Wednesday 25 May 2011

Is Pro-Life Life-Revering?


In the Guardian today we are informed that an anti-abortion group has been drafted in as a sexual health adviser to the UK government.  This surprised me because I believed that the social sciences in Europe had not yet been dismissed in government - you know those stats that say there is less unplanned pregnancy when kids get good sex education. But I do sense a trend here, that Western democratic nations are closing the doors to science and nature, choosing power strategies that seem eerily familiar to the Victorian age.

In Victorian England women were reviled for having sex outside of marriage or raising a child alone, and imprisoned or hung for having an abortion, but the other half of that equation - the man - was seen as simply sowing his wild oats. A foetus then was a wild oat.

Is this what conservatism is?  A denial of the knowledge that disturbs us in favour of simplistic illusions that morality is a family value where father knows best, mother is the domestic servant, and children obey their parents?

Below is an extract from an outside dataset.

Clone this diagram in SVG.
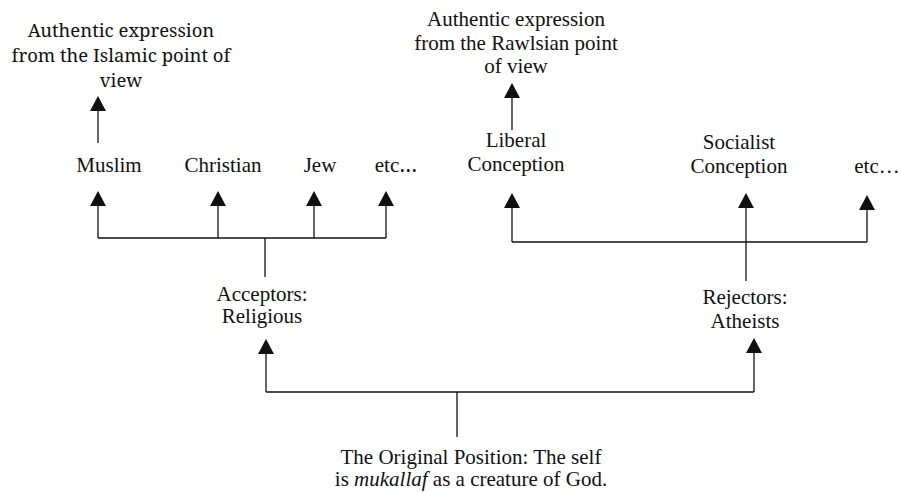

If the anti-abortion narrative becomes the health policy of a nation, can we assume that the unborn will be protected after birth? Will women's groups and social workers receive support in their efforts to support women and their children?  

I know that many who join the anti-abortion movement believe that they are saving the unborn, but do they see how these movements, well-funded by wealthy interests, manage to focus on the deaths of the foetus rather than how we can design a world where mothers have access to what they need to raise a healthy child? That the rows of crosses supposedly revealing the numbers of  "murdered babies" are never compared to the numbers of children and their mothers killed in war and domestic disputes?  Within these groups you might believe that children are most at risk from their mothers.  

The anti-abortion movement is also against sex education, planned parenthood, the use of contraceptives and have not been too vocal in supporting women's shelters or women's health either. If it doesn't support women or children, then who or what does it support?

Now I agree that having an abortion is not a good thing, nor is sexual promiscuity. But we need to address these raging hormones with a little more insight than the instruction to abstain. We need to teach the young how to value themselves, their own bodies and to understand the consequences of their choices.

Women in the popular media are held up as sex goddesses or sluts, and our appetites, held up as the most sacred element of our lives, must be fulfilled.  So if we create government policies that make it illegal  or very expensive for a woman to have an abortion, or have sex, will the media be pressured into cleaning up their practice of using sex to sell products?  To put it simply - if women are to be controlled will  the corporate imaging of women also be controlled by government?  Not likely.

When women and children have choice, life is revered and society is healthier; power is more creative, less oppressive. In societies where women's bodies are the possessions of men, power is about punishment and control.